Julen Lobete

Personal information
- Full name: Julen Lobete Cienfuegos
- Date of birth: 18 September 2000 (age 25)
- Place of birth: Lezo, Spain
- Height: 1.77 m (5 ft 10 in)
- Position: Winger

Team information
- Current team: Málaga
- Number: 24

Youth career
- Allerru
- Antiguoko
- 2018–2019: Real Sociedad

Senior career*
- Years: Team / Apps / (Gls)
- 2018–2019: Real Sociedad C / 11 / (0)
- 2019–2022: Real Sociedad B / 73 / (14)
- 2021–2022: Real Sociedad / 13 / (2)
- 2022–2024: Celta / 0 / (0)
- 2022–2023: → RKC Waalwijk (loan) / 29 / (4)
- 2023–2024: → Andorra (loan) / 41 / (4)
- 2024–: Málaga / 65 / (5)

International career^{‡}
- 2021–: Spain U21 / 5 / (3)

= Julen Lobete =

Spanish footballer (born 2000)

Julen Lobete Cienfuegos (born 18 September 2000) is a Spanish professional footballer who plays as a left winger for Málaga CF.

==Club career==
===Real Sociedad===
Born in Lezo, Gipuzkoa, Basque Country, Lobete joined Real Sociedad's youth setup in 2018, from Antiguoko. He made his senior debut with the C-team on 22 September 2018, coming on as a second-half substitute in a 0–0 Tercera División home draw against Deportivo Alavés B.

Lobete first appeared with the reserves on 7 September 2019, playing 34 minutes in a 2–0 home win over CD Guijuelo in the Segunda División B. He scored his first senior goal late in the month, netting the B's fourth goal in a 5–0 away routing of Barakaldo CF.

Lobete renewed his contract until 2023 on 4 January 2020. He was a regular starter for the B-side during the 2020–21 campaign, scoring seven goals as the side returned to Segunda División after 59 years.

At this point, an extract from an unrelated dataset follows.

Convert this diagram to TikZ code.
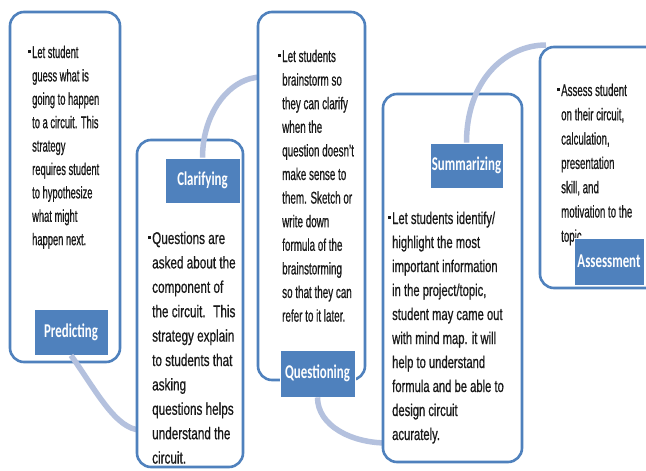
\documentclass[tikz,border=0pt]{standalone}
\usepackage{fontspec}
\setmainfont{Liberation Sans}
\newfontfamily\lab[FakeStretch=0.66]{Carlito}
\newfontfamily\fa[FakeStretch=0.55,FakeBold=0.6]{Liberation Sans}
\newfontfamily\fb[FakeStretch=0.69,FakeBold=0.6]{Liberation Sans}
\newfontfamily\fc[FakeStretch=0.58,FakeBold=0.6]{Liberation Sans}
\newfontfamily\fd[FakeStretch=0.66,FakeBold=0.6]{Liberation Sans}
\newfontfamily\fe[FakeStretch=0.57,FakeBold=0.6]{Liberation Sans}
\definecolor{boxblue}{RGB}{79,129,189}
\definecolor{lblblue}{RGB}{79,129,189}
\definecolor{connblue}{RGB}{180,193,222}
\definecolor{txtcol}{RGB}{25,25,25}
\newcommand\bul{\llap{\raisebox{5pt}{\rule{2.8pt}{2.8pt}}\hspace{1.6pt}}}
\begin{document}
\begin{tikzpicture}[x=1pt,y=-1pt,
  box/.style={draw=boxblue, line width=2.6pt, rounded corners=14pt, fill=white, inner sep=0pt},
  lbl/.style={fill=lblblue, draw=white, line width=0.8pt, text=white, font=\lab\bfseries\fontsize{19.5}{22}\selectfont, inner sep=0pt},
  conn/.style={draw=connblue, line width=5.5pt},
  txt/.style={anchor=base west, inner sep=0pt, text=txtcol}]
\fill[white] (0,0) rectangle (646,471);
\useasboundingbox (0,0) rectangle (646,471);

% Box 1 - Predicting
\node[box, minimum width=110, minimum height=350] (b1) at (65,187) {};
\node[txt, font=\fa\fontsize{17}{23.4}\selectfont] (t1) at (32,58) {\begin{tabular}[t]{@{}l@{}}\bul Let student\\ guess what is\\ going to happen\\ to a circuit. This\\ strategy\\ requires student\\ to hypothesize\\ what might\\ happen next.\end{tabular}};
\node[lbl, minimum width=74, minimum height=46] (pred) at (71,332) {Predicting};
\coordinate (e1) at (141,430);
\draw[conn] (pred.south) .. controls +(25,35) and +(-25,0) .. (e1);

% Box 2 - Clarifying
\node[box, minimum width=106, minimum height=327] (b2) at (190,303.5) {};
\node[txt, font=\fb\fontsize{17}{24.4}\selectfont] (t2) at (152,244) {\begin{tabular}[t]{@{}l@{}}\bul Questions are\\ asked about the\\ component of\\ the circuit.~ This\\ strategy explain\\ to students that\\ asking\\ questions helps\\ understand the\\ circuit.\end{tabular}};
\node[lbl, minimum width=75, minimum height=45] (clar) at (202.5,180.5) {Clarifying};
\coordinate (e2) at (262,77);
\draw[conn] (clar.north) .. controls +(0,-45) and +(-32,0) .. (e2);

% Box 3 - Questioning
\node[box, minimum width=107, minimum height=368] (b3) at (311.5,196) {};
\node[txt, font=\fc\fontsize{17}{23.6}\selectfont] (t3) at (282,62) {\begin{tabular}[t]{@{}l@{}}\bul Let students\\ brainstorm so\\ they can clarify\\ when the\\ question doesn’t\\ make sense to\\ them. Sketch or\\ write down\\ formula of the\\ brainstorming\\ so that they can\\ refer to it later.\end{tabular}};
\node[lbl, minimum width=75, minimum height=47] (ques) at (317.5,373.5) {Questioning};
\coordinate (e3) at (387,443);
\draw[conn] (ques.south) .. controls +(0,28) and +(-36,0) .. (e3);

% Box 4 - Summarizing
\node[box, minimum width=139, minimum height=368] (b4) at (452.5,278) {};
\node[txt, font=\fd\fontsize{17}{24}\selectfont] (t4) at (392,224) {\begin{tabular}[t]{@{}l@{}}\bul Let students identify/\\ highlight the most\\ important information\\ in the project/topic,\\ student may came out\\ with mind map. it will\\ help to understand\\ formula and be able to\\ design circuit\\ acurately.\end{tabular}};
\node[lbl, minimum width=73, minimum height=45] (summ) at (466.5,165.5) {Summarizing};
\coordinate (e4) at (546,45);
\draw[conn] (summ.north) .. controls +(0,-63) and +(-40,0) .. (e4);

% Box 5 - Assessment
\node[box, minimum width=120, minimum height=241] (b5) at (600,167.5) {};
\node[txt, font=\fe\fontsize{17}{24.3}\selectfont] (t5) at (561,96) {\begin{tabular}[t]{@{}l@{}}\bul Assess student\\ on their circuit,\\ calculation,\\ presentation\\ skill, and\\ motivation to the\\ topic.\end{tabular}};
\node[lbl, minimum width=70, minimum height=47] (asse) at (609,261.5) {Assessment};
\end{tikzpicture}
\end{document}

Lobete made his first team – and La Liga – debut on 15 August 2021; after replacing Portu in the 65th minute, he scored his team's first in a 4–2 away loss against FC Barcelona.

===Celta===
On 26 July 2022, Lobete signed a four-year contract with RC Celta de Vigo in the top tier. Two days later, he was loaned to Eredivisie side RKC Waalwijk for a season.

On 30 June 2023, Lobete returned to Spain and its second division after agreeing to a one-year loan deal with FC Andorra. On 2 August of the following year, after suffering relegation, he terminated his link with the Galicians.

===Málaga===
Hours after leaving Celta, Lobete signed a three-year deal with Málaga CF in division two.